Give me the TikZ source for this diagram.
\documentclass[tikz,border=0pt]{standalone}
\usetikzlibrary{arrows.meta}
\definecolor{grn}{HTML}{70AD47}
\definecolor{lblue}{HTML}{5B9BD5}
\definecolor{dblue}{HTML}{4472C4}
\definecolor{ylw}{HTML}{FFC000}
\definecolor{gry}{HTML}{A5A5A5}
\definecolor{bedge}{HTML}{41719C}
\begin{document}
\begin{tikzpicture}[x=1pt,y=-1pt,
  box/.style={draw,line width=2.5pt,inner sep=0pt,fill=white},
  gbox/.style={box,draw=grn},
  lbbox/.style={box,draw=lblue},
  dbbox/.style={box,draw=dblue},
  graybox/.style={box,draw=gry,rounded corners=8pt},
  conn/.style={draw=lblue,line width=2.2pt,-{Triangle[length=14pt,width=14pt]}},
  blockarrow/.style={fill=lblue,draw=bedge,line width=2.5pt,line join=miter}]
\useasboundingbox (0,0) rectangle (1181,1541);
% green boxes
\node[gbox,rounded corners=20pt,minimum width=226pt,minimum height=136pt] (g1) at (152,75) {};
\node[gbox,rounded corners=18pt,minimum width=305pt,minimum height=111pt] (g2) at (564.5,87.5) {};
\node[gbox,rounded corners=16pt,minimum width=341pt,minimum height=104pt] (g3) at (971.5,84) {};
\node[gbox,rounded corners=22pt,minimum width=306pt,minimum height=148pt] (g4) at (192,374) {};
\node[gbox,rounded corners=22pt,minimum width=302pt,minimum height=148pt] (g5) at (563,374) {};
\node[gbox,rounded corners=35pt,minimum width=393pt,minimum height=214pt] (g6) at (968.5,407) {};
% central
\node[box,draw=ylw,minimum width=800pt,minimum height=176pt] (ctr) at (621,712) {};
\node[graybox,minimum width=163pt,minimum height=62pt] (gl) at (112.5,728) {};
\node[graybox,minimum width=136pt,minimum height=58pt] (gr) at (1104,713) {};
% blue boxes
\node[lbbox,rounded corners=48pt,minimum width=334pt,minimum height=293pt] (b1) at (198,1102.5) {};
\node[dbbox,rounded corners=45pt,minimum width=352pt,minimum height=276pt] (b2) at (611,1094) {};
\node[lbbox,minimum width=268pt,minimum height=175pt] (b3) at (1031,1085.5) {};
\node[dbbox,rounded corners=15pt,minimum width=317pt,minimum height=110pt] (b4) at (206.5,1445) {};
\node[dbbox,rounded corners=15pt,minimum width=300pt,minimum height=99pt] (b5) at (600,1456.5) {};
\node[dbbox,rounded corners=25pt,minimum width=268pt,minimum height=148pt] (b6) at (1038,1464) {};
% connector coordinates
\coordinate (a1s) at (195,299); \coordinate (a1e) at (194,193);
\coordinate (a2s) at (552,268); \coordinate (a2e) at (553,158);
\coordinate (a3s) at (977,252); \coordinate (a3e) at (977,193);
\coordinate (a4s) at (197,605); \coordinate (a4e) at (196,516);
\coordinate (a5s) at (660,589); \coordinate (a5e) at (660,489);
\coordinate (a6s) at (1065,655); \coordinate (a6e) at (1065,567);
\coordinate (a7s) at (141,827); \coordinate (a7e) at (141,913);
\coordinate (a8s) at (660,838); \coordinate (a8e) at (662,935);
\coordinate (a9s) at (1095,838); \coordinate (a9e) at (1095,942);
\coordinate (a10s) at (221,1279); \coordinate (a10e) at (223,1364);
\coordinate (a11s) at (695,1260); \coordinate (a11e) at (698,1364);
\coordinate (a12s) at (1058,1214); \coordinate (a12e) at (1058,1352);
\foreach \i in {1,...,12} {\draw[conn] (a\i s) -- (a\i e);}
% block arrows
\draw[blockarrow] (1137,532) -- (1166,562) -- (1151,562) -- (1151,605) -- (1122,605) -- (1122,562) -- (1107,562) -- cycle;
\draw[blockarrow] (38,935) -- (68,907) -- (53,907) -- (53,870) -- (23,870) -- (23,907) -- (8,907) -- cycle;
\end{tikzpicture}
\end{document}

- - -

**Description of the task:**
Every line of the material must be returned exactly as it appears.

**Expected answer:**
Give me the TikZ source for this diagram.
\documentclass[tikz,border=0pt]{standalone}
\usetikzlibrary{arrows.meta}
\definecolor{grn}{HTML}{70AD47}
\definecolor{lblue}{HTML}{5B9BD5}
\definecolor{dblue}{HTML}{4472C4}
\definecolor{ylw}{HTML}{FFC000}
\definecolor{gry}{HTML}{A5A5A5}
\definecolor{bedge}{HTML}{41719C}
\begin{document}
\begin{tikzpicture}[x=1pt,y=-1pt,
  box/.style={draw,line width=2.5pt,inner sep=0pt,fill=white},
  gbox/.style={box,draw=grn},
  lbbox/.style={box,draw=lblue},
  dbbox/.style={box,draw=dblue},
  graybox/.style={box,draw=gry,rounded corners=8pt},
  conn/.style={draw=lblue,line width=2.2pt,-{Triangle[length=14pt,width=14pt]}},
  blockarrow/.style={fill=lblue,draw=bedge,line width=2.5pt,line join=miter}]
\useasboundingbox (0,0) rectangle (1181,1541);
% green boxes
\node[gbox,rounded corners=20pt,minimum width=226pt,minimum height=136pt] (g1) at (152,75) {};
\node[gbox,rounded corners=18pt,minimum width=305pt,minimum height=111pt] (g2) at (564.5,87.5) {};
\node[gbox,rounded corners=16pt,minimum width=341pt,minimum height=104pt] (g3) at (971.5,84) {};
\node[gbox,rounded corners=22pt,minimum width=306pt,minimum height=148pt] (g4) at (192,374) {};
\node[gbox,rounded corners=22pt,minimum width=302pt,minimum height=148pt] (g5) at (563,374) {};
\node[gbox,rounded corners=35pt,minimum width=393pt,minimum height=214pt] (g6) at (968.5,407) {};
% central
\node[box,draw=ylw,minimum width=800pt,minimum height=176pt] (ctr) at (621,712) {};
\node[graybox,minimum width=163pt,minimum height=62pt] (gl) at (112.5,728) {};
\node[graybox,minimum width=136pt,minimum height=58pt] (gr) at (1104,713) {};
% blue boxes
\node[lbbox,rounded corners=48pt,minimum width=334pt,minimum height=293pt] (b1) at (198,1102.5) {};
\node[dbbox,rounded corners=45pt,minimum width=352pt,minimum height=276pt] (b2) at (611,1094) {};
\node[lbbox,minimum width=268pt,minimum height=175pt] (b3) at (1031,1085.5) {};
\node[dbbox,rounded corners=15pt,minimum width=317pt,minimum height=110pt] (b4) at (206.5,1445) {};
\node[dbbox,rounded corners=15pt,minimum width=300pt,minimum height=99pt] (b5) at (600,1456.5) {};
\node[dbbox,rounded corners=25pt,minimum width=268pt,minimum height=148pt] (b6) at (1038,1464) {};
% connector coordinates
\coordinate (a1s) at (195,299); \coordinate (a1e) at (194,193);
\coordinate (a2s) at (552,268); \coordinate (a2e) at (553,158);
\coordinate (a3s) at (977,252); \coordinate (a3e) at (977,193);
\coordinate (a4s) at (197,605); \coordinate (a4e) at (196,516);
\coordinate (a5s) at (660,589); \coordinate (a5e) at (660,489);
\coordinate (a6s) at (1065,655); \coordinate (a6e) at (1065,567);
\coordinate (a7s) at (141,827); \coordinate (a7e) at (141,913);
\coordinate (a8s) at (660,838); \coordinate (a8e) at (662,935);
\coordinate (a9s) at (1095,838); \coordinate (a9e) at (1095,942);
\coordinate (a10s) at (221,1279); \coordinate (a10e) at (223,1364);
\coordinate (a11s) at (695,1260); \coordinate (a11e) at (698,1364);
\coordinate (a12s) at (1058,1214); \coordinate (a12e) at (1058,1352);
\foreach \i in {1,...,12} {\draw[conn] (a\i s) -- (a\i e);}
% block arrows
\draw[blockarrow] (1137,532) -- (1166,562) -- (1151,562) -- (1151,605) -- (1122,605) -- (1122,562) -- (1107,562) -- cycle;
\draw[blockarrow] (38,935) -- (68,907) -- (53,907) -- (53,870) -- (23,870) -- (23,907) -- (8,907) -- cycle;
\end{tikzpicture}
\end{document}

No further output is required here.